In fantasy, the most enduring protection spells share one quality: they work with the person being protected, not around them. A shield charm is cast openly, in full view, with both parties understanding what it does. Secret surveillance magic — the kind that watches without consent — always turns dark eventually. The stories know something real: hidden monitoring erodes the trust it’s meant to protect.
Parents who ask “can I track my child’s phone without them knowing?” are usually asking from a place of genuine love. But the better question is almost always: should I? And what does the research actually say about which approach keeps kids safer?
The technical reality
The short answer: yes, it’s technically possible.
Most smartphones have built-in location features that can be configured to share quietly. Apple’s Find My can be set up on a family member’s device without them being prominently notified. Third-party apps vary — some are designed to run invisibly, others require visible setup and consent from all users.
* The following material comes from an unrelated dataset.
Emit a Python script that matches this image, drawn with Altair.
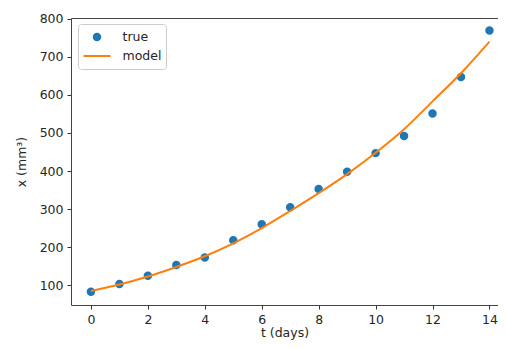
import altair as alt
import pandas as pd

t_days = list(range(15))
true_vals = [83, 103, 125, 153, 173, 218, 260, 305, 353, 398, 447, 492, 551, 647, 769]
model_vals = [85, 102, 123, 148, 176, 210, 250, 295, 342, 392, 448, 510, 583, 657, 740]
series = ["true", "model"]
x_ticks = [0, 2, 4, 6, 8, 10, 12, 14]
y_ticks = [100, 200, 300, 400, 500, 600, 700, 800]

df_true = pd.DataFrame({"t": t_days, "x": true_vals, "series": "true"})
df_model = pd.DataFrame({"t": t_days, "x": model_vals, "series": "model"})

FONT = "DejaVu Sans"
TXT = "#262626"
SPINE = "#444444"

color_scale = alt.Scale(domain=series, range=["#1f77b4", "#ff7f0e"])
shape_scale = alt.Scale(domain=series, range=["circle", "stroke"])
size_scale = alt.Scale(domain=series, range=[42, 729])

legend = alt.Legend(
    title=None, orient="none", legendX=7, legendY=6,
    padding=4.5, strokeColor="#cccccc", cornerRadius=3, fillColor="white",
    clipHeight=17, rowPadding=2, labelOffset=11, symbolStrokeWidth=2,
    symbolOpacity=1,
    labelFont=FONT, labelFontSize=12.5, labelColor=TXT,
)

x_scale = alt.Scale(domain=[-0.7, 14.3], nice=False, zero=False)
y_enc = alt.Y("x:Q", scale=alt.Scale(domain=[48, 802], nice=False, zero=False),
              axis=alt.Axis(values=y_ticks, title="x (mm³)", titlePadding=11))

points = alt.Chart(df_true).mark_point(filled=True, opacity=1, strokeWidth=2).encode(
    x=alt.X("t:Q", scale=x_scale,
            axis=alt.Axis(values=x_ticks, title="t (days)", titlePadding=1)),
    y=y_enc,
    color=alt.Color("series:N", scale=color_scale, legend=legend),
    stroke=alt.Stroke("series:N", scale=color_scale, legend=legend),
    shape=alt.Shape("series:N", scale=shape_scale, legend=legend),
    size=alt.Size("series:N", scale=size_scale, legend=legend),
)

line = alt.Chart(df_model).mark_line(strokeWidth=2, interpolate="monotone").encode(
    x=alt.X("t:Q", scale=x_scale,
            axis=alt.Axis(orient="top", labels=False, ticks=False, title=None)),
    y=y_enc,
    color=alt.Color("series:N", scale=color_scale, legend=legend),
)

chart = alt.layer(points, line).resolve_axis(x="independent").properties(
    width=427, height=287,
    padding={"left": 63, "top": 10, "right": 0, "bottom": 36},
    autosize="none",
).configure_view(stroke="transparent").configure_axis(
    domain=True, domainColor=SPINE, domainWidth=1,
    grid=False, ticks=True, tickColor="#333333", tickSize=4, tickWidth=1,
    labelFont=FONT, labelFontSize=12.5, labelColor=TXT, labelPadding=4,
    titleFont=FONT, titleFontSize=12.5, titleFontWeight="normal", titleColor=TXT,
)

chart.save("out.html", embed_options={"renderer": "svg", "actions": False})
Protego is in the second category. It’s designed to be transparent: every family member knows they’re in the circle, can see the app on their phone, and knows what’s being shared. That’s a deliberate design decision, and the reason for it is backed by research.
Why transparent tracking works better — consistently
Study after study on adolescent behavior and trust comes to the same conclusion: children who know they’re being tracked, understand why, and have been part of the conversation develop better safety behaviors than those who are secretly monitored.
When secret tracking is discovered — and it nearly always is — the conversation shifts. It stops being about safety and becomes about betrayal. “My parents care about keeping me safe” becomes “my parents don’t trust me and lied about it.” Rebuilding from that is harder than having the conversation in the first place.
There’s also a practical failure mode. Secret monitoring creates a false sense of security for parents — you think you know what’s happening, but if your child discovers the app (or finds a workaround), you’ve lost visibility without knowing it.
What age should you start?
There’s no universal number, but most child safety practitioners recommend beginning location sharing when a child first travels independently — usually when they get their first phone or start commuting alone, typically ages 8–13.
For younger children (8–12): Tracking is generally uncontroversial and kids often embrace it, especially when it’s framed as part of a fun, shared system. Apps like Protego, with their engaging protective-charm aesthetic, make this particularly easy — kids treat it as something cool rather than something imposed.
For teenagers (13+): Involve them in the decision. Let them see the app on your phone. Make it genuinely mutual — both directions, not just parent watching teen. Frame it around family safety rather than control. The families who do this report much higher compliance and much less friction.
How to have the conversation
The single most important thing you can do is talk about it before you set anything up. Here’s a simple frame that works for most ages:
- Explain the why, not just the what. “I want to know you arrived safely” lands differently than “I’m putting a tracking app on your phone.”
- Make it mutual. Show them your location too. This is the single most effective trust-builder in family tracking.
- Set expectations about when you’ll actually look. Most parents don’t check constantly — reassuring your child of this matters.
- Choose an app that doesn’t feel like punishment. If the app looks and feels like surveillance software, that’s how your child will experience it. If it feels like something from a fantasy adventure — a family protection charm — that’s a different conversation entirely.
If you’re determined to track secretly
We’d be doing you a disservice by not being honest: if you decide to track your child secretly anyway, there are apps designed for this. We won’t recommend them here, and Protego isn’t one of them.
The legal picture is worth knowing: in most jurisdictions, parents have the legal right to monitor minor children’s devices. However, for teenagers approaching adulthood (16–17 in many places), the legal picture gets more complex, and a few states have added protections. If you have older teens and serious concerns, a conversation with a family counselor usually produces better outcomes than covert monitoring.
The bottom line
Can you track your child’s phone without them knowing? Technically, yes. Should you? For most families, no — the evidence consistently shows that transparent tracking produces better safety outcomes, stronger trust, and more durable habits.
The protection charms that last in the stories — and in real life — are the ones cast openly, together, with everyone understanding what they’re for.
Frequently asked questions
Is it legal to track your child’s phone without them knowing? In most countries, parents have the legal right to monitor minor children’s devices. However, for older teenagers, local laws vary, and there can be complications depending on the child’s age and jurisdiction. Always verify current local law for your specific situation.
What is the best app to track your child’s phone? For most families, an app designed for transparent, consensual family tracking produces better outcomes than covert monitoring. Protego offers real-time GPS sharing, geofencing alerts, and a 30-day location history in a design that the whole family — including kids — can engage with positively.
At what age should you stop tracking your child? Most family safety experts suggest gradually transitioning from tracking to trust between ages 16–18, as teens demonstrate responsible independence. The transition works best when it’s gradual and based on demonstrated behavior rather than an arbitrary age cutoff.
Can my child turn off location tracking? On most devices, yes — a child with access to phone settings can disable location services. This is another reason transparent tracking tends to work better: a child who’s bought into the system and understands the reasons for it is far less likely to disable it than one who was monitored secretly.